→ Written problem:
Copy out exactly the lines from the first line of the material below through the line containing "const xTitle = 'incubation period (day)';", and nothing beyond them.

(Code that draws figures)

------------

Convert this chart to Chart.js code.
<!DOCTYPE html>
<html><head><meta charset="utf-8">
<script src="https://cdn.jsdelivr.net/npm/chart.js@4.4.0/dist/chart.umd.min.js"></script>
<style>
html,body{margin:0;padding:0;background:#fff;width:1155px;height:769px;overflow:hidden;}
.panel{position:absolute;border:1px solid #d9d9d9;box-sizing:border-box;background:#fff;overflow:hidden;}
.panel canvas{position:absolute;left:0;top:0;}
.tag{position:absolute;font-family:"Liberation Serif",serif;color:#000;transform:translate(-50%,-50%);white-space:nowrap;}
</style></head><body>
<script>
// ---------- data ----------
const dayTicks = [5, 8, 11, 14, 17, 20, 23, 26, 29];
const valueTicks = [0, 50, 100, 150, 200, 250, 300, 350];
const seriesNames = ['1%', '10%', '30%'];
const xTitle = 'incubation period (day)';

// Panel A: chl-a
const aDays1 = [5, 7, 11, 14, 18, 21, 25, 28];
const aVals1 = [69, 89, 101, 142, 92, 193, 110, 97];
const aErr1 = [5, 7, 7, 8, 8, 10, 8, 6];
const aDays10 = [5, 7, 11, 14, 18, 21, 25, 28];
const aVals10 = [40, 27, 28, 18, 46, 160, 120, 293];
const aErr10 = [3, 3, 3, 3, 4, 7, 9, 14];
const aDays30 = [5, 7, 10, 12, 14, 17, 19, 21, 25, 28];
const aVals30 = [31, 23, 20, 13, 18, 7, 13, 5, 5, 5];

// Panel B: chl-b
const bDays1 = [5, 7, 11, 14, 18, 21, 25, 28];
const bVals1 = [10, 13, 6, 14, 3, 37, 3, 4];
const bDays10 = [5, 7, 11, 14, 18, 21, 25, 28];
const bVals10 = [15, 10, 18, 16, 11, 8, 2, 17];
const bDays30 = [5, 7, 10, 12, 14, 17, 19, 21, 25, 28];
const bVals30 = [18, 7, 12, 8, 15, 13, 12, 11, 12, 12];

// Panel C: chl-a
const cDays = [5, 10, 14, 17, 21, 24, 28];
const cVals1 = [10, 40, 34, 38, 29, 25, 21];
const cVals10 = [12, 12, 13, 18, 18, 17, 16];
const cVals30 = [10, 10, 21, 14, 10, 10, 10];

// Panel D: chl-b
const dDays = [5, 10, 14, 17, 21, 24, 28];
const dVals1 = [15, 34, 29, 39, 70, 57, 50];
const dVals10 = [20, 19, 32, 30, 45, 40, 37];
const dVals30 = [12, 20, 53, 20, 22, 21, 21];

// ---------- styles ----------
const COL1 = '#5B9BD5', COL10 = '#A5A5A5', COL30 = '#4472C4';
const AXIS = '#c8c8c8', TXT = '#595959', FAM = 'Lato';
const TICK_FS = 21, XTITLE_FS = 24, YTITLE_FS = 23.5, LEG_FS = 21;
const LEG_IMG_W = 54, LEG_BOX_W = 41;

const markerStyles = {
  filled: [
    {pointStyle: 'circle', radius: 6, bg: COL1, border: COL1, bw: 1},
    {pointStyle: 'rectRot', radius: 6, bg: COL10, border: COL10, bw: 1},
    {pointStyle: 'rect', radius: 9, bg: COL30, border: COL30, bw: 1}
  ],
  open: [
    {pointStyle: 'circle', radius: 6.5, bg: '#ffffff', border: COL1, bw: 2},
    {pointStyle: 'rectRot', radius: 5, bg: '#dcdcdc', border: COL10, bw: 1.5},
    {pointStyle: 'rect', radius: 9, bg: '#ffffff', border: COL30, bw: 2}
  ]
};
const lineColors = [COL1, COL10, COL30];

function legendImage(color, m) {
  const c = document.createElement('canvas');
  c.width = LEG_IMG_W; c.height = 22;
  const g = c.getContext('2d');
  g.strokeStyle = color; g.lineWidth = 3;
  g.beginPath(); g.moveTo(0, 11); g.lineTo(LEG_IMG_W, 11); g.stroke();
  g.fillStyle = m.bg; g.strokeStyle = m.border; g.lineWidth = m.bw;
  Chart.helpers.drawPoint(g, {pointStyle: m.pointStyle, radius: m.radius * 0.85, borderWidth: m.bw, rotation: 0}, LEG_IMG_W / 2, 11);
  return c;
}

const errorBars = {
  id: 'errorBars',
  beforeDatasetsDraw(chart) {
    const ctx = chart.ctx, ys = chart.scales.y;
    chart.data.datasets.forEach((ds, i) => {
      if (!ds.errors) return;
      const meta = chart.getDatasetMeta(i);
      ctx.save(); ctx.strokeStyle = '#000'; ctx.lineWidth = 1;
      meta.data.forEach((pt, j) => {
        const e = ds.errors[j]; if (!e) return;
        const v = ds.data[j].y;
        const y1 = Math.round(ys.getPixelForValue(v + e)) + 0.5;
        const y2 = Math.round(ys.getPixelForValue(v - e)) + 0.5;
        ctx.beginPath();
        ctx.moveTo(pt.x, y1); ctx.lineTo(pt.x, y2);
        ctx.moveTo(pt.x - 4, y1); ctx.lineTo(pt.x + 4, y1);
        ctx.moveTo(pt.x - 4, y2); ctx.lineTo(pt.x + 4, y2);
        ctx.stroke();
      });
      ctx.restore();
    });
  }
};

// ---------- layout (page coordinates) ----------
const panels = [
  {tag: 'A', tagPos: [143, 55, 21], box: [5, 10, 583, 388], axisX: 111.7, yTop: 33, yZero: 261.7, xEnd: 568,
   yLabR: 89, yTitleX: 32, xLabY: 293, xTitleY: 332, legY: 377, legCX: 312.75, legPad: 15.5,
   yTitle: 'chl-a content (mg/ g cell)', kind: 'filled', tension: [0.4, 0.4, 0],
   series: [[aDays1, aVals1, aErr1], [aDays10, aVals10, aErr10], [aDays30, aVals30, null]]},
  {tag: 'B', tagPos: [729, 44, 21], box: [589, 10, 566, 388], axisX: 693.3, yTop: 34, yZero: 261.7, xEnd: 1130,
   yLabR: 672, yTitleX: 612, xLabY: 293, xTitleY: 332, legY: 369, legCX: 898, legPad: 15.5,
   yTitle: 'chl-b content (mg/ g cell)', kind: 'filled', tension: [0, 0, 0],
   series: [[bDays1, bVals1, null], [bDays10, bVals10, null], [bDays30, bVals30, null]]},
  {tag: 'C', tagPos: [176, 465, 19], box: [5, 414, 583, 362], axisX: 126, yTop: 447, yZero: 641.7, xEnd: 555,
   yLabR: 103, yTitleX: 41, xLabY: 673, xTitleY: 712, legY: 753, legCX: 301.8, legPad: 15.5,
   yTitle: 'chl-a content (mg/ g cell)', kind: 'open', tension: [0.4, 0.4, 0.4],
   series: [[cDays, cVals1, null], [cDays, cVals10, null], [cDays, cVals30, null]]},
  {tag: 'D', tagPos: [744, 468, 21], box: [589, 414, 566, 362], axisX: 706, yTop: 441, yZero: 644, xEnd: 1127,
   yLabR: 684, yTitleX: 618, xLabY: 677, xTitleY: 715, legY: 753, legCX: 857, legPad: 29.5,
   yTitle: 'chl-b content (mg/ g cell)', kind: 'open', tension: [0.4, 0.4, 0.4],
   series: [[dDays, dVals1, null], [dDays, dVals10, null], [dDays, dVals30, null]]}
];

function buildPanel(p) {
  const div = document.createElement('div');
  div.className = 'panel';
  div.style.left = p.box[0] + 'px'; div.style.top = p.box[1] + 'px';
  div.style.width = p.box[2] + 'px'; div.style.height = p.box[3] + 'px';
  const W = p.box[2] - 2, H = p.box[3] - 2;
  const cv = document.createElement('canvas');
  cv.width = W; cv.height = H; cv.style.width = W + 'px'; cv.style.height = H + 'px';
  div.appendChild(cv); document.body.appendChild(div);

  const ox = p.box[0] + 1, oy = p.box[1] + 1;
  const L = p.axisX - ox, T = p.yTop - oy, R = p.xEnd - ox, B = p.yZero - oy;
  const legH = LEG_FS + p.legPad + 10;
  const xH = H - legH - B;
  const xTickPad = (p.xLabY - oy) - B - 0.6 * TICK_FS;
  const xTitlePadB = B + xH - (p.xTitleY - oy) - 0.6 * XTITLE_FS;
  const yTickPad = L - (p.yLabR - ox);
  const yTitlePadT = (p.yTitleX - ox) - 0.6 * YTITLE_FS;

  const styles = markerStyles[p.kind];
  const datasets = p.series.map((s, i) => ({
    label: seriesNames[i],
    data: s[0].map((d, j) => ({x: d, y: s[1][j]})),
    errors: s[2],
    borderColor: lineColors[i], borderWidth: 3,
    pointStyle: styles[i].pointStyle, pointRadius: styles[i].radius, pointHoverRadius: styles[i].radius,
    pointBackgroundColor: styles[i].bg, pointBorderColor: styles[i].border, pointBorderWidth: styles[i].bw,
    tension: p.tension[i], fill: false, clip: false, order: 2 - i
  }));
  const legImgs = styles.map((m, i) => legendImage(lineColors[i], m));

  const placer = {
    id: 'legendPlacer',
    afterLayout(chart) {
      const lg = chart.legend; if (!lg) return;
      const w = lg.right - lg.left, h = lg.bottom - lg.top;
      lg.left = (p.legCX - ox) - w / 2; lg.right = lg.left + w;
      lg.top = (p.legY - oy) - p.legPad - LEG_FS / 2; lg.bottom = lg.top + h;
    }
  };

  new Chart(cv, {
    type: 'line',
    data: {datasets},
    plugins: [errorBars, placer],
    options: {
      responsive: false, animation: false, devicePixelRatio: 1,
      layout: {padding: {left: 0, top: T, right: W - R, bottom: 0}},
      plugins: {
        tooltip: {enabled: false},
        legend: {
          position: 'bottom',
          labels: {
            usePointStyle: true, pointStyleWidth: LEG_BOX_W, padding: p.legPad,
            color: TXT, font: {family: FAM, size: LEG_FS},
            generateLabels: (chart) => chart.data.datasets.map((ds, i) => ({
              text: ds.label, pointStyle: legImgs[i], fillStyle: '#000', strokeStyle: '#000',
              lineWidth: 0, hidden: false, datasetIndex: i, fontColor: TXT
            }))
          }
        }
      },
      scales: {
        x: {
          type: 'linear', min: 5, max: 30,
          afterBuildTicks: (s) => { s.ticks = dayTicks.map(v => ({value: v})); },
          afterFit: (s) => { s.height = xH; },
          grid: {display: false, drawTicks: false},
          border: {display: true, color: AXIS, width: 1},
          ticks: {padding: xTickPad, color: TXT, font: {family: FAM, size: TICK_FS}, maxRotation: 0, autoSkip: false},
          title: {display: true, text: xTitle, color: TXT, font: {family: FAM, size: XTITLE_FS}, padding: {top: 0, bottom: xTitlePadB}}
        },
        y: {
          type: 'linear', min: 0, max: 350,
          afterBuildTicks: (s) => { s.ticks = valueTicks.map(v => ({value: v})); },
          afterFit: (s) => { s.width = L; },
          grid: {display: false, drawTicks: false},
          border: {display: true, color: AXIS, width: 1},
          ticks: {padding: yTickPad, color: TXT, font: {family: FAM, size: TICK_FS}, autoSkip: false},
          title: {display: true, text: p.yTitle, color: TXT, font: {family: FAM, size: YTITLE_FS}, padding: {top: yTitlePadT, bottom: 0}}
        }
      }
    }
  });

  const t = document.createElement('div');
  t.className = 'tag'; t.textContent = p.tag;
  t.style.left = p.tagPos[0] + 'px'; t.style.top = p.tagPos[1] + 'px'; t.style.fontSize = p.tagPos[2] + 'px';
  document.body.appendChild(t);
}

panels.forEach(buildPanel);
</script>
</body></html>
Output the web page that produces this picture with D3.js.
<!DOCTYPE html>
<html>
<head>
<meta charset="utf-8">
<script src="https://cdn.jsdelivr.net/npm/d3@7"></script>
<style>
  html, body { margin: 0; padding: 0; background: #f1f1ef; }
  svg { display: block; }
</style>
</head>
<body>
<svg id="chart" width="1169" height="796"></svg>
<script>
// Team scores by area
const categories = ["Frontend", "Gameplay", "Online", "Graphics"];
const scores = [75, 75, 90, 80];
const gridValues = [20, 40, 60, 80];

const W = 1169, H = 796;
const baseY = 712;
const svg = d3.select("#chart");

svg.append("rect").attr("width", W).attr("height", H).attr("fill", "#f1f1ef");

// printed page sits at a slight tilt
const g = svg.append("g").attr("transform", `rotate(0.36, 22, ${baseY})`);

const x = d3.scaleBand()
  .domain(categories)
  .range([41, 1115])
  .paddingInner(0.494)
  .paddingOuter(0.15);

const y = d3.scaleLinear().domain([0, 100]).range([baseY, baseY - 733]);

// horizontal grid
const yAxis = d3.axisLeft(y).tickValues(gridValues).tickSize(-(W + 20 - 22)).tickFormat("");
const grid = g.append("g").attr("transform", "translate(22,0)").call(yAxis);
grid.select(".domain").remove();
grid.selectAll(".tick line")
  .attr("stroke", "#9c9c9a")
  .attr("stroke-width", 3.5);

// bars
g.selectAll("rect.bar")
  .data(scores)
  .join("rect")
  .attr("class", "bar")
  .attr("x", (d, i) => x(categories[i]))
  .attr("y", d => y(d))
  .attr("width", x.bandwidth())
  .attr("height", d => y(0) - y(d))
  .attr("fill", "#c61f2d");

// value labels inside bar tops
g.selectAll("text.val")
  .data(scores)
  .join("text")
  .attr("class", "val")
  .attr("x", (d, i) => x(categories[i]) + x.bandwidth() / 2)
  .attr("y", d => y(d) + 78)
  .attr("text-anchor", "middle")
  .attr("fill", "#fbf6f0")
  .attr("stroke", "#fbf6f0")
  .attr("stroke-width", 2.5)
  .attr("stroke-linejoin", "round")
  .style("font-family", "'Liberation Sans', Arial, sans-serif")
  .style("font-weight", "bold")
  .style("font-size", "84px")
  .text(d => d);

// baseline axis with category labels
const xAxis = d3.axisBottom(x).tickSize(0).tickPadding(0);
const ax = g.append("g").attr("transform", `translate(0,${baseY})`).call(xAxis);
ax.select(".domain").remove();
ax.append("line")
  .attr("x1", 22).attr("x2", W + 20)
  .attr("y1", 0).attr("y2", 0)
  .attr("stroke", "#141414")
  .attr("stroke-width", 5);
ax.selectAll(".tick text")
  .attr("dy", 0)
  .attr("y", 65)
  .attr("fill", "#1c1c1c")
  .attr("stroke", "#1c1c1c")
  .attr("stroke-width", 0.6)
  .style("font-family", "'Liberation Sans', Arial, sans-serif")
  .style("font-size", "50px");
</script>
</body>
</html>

------------

→ Correct answer:
Convert this chart to Chart.js code.
<!DOCTYPE html>
<html><head><meta charset="utf-8">
<script src="https://cdn.jsdelivr.net/npm/chart.js@4.4.0/dist/chart.umd.min.js"></script>
<style>
html,body{margin:0;padding:0;background:#fff;width:1155px;height:769px;overflow:hidden;}
.panel{position:absolute;border:1px solid #d9d9d9;box-sizing:border-box;background:#fff;overflow:hidden;}
.panel canvas{position:absolute;left:0;top:0;}
.tag{position:absolute;font-family:"Liberation Serif",serif;color:#000;transform:translate(-50%,-50%);white-space:nowrap;}
</style></head><body>
<script>
// ---------- data ----------
const dayTicks = [5, 8, 11, 14, 17, 20, 23, 26, 29];
const valueTicks = [0, 50, 100, 150, 200, 250, 300, 350];
const seriesNames = ['1%', '10%', '30%'];
const xTitle = 'incubation period (day)';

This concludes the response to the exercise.